### WHAT TO WORK ON
List each line of the data that holds the word "React".

### MATERIAL
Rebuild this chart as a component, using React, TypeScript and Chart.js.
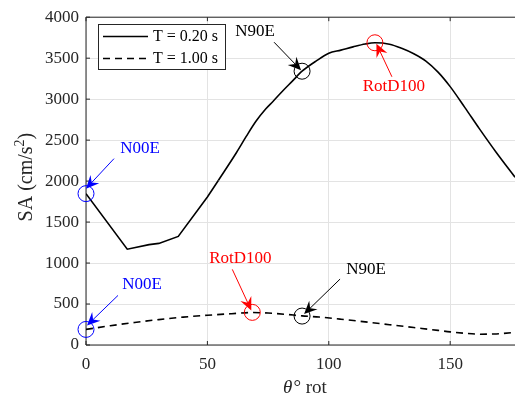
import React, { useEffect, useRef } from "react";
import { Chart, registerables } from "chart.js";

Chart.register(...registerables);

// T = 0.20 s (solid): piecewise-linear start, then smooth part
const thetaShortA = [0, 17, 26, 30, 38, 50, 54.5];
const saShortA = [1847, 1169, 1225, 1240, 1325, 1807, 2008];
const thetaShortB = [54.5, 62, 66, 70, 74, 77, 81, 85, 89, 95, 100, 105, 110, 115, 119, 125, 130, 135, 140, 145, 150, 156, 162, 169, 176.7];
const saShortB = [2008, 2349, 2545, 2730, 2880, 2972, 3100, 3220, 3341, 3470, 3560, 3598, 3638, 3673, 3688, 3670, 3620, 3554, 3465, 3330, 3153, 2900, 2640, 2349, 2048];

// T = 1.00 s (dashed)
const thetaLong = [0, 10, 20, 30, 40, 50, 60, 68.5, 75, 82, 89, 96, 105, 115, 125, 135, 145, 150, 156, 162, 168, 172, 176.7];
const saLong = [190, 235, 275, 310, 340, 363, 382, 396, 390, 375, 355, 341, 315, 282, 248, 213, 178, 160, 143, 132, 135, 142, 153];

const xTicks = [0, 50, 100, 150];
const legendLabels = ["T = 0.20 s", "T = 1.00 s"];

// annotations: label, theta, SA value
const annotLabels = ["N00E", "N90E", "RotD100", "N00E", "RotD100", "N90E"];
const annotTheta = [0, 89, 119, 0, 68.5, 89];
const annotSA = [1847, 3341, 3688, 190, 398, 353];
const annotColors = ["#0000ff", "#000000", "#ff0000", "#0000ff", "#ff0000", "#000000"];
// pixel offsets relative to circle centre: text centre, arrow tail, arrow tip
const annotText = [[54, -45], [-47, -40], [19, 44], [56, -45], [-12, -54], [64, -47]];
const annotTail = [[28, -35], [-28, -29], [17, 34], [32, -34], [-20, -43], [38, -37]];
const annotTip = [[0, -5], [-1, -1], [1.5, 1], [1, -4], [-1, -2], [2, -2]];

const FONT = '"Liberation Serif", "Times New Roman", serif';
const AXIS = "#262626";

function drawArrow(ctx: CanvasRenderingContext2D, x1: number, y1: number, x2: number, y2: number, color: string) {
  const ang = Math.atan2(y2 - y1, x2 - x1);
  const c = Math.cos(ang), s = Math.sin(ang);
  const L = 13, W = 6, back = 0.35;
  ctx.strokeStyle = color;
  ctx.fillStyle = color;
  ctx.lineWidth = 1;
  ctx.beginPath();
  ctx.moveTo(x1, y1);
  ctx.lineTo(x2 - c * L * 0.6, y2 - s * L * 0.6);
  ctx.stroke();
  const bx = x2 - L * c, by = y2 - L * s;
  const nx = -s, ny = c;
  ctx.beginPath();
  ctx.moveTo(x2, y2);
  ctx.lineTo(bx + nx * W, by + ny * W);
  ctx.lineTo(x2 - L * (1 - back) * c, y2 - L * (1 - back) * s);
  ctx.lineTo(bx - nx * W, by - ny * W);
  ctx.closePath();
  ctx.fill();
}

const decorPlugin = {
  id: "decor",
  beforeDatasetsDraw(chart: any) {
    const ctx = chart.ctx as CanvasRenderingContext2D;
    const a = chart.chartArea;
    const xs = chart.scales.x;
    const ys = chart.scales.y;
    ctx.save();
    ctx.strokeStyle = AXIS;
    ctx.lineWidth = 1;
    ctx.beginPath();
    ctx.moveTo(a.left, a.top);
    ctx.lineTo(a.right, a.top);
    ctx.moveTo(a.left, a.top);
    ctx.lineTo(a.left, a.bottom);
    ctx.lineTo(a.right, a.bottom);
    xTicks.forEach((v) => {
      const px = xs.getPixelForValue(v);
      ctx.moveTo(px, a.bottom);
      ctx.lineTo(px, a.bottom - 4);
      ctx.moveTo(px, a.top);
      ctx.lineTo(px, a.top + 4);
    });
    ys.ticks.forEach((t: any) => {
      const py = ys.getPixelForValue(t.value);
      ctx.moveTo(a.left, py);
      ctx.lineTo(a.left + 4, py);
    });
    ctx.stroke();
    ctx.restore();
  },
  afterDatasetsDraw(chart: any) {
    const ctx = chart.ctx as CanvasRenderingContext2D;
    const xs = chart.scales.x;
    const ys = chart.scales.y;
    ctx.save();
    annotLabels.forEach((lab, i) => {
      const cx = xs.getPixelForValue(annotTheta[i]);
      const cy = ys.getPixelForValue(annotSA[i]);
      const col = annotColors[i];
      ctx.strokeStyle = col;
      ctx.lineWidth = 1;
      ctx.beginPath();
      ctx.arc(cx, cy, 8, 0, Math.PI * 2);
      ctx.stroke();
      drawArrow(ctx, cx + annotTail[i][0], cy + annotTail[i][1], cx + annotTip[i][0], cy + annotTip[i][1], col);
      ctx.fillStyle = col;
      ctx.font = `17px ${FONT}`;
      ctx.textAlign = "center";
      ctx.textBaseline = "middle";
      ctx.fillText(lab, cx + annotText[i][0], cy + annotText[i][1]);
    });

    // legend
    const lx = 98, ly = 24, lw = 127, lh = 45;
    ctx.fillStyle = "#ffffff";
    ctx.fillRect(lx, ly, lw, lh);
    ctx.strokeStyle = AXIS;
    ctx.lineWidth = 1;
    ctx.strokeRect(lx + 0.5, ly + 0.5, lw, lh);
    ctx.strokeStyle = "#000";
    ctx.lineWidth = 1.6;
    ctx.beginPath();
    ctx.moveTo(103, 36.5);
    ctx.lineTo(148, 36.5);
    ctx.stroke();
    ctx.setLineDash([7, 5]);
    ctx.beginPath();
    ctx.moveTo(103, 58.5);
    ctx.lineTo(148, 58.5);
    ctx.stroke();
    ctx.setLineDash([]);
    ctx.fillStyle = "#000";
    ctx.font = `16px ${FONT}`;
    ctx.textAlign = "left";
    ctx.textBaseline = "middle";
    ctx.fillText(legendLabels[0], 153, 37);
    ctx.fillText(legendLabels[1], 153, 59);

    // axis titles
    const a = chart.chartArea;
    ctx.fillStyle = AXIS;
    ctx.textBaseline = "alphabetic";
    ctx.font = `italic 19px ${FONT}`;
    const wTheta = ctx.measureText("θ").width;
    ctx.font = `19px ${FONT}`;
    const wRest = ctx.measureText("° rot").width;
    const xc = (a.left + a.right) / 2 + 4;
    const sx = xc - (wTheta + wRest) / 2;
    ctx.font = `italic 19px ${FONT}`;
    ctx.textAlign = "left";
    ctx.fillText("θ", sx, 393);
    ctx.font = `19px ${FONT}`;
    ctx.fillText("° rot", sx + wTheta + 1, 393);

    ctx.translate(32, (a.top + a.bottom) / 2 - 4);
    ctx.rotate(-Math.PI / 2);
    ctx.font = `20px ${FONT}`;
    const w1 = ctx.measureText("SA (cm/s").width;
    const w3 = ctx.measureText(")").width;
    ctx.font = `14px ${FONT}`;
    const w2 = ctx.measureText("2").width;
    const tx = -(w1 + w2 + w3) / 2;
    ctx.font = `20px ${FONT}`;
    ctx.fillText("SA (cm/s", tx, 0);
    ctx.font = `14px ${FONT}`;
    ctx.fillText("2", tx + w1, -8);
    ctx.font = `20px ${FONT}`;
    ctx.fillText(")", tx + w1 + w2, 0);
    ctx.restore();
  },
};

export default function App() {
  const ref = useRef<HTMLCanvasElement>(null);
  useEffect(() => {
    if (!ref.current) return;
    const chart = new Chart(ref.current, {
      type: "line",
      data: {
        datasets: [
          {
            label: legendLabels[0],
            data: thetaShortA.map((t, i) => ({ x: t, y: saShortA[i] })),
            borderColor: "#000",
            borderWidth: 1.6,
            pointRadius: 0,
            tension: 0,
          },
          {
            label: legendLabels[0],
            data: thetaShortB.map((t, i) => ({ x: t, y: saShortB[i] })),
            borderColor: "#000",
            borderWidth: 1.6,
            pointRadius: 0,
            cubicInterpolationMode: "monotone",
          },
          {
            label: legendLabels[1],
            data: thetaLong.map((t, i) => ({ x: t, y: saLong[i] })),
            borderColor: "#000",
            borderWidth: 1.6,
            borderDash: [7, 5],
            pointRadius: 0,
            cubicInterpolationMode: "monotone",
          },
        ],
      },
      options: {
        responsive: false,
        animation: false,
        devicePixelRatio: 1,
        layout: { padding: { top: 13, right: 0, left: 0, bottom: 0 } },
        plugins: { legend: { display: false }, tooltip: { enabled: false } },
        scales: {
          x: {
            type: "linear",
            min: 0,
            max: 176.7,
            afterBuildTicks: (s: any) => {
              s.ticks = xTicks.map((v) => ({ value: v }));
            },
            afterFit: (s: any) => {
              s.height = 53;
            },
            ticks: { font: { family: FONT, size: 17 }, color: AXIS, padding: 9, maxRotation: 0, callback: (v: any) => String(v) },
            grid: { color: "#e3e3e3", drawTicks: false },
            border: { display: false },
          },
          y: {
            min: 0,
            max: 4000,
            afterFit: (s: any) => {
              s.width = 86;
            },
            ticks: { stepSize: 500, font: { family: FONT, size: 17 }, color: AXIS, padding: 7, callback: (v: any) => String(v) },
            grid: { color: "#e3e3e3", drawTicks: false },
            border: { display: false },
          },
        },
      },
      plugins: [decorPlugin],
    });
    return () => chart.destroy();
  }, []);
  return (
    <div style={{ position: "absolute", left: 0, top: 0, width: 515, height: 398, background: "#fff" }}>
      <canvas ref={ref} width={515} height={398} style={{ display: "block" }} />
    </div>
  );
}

### REPLY TO THE TASK
Rebuild this chart as a component, using React, TypeScript and Chart.js.
import React, { useEffect, useRef } from "react";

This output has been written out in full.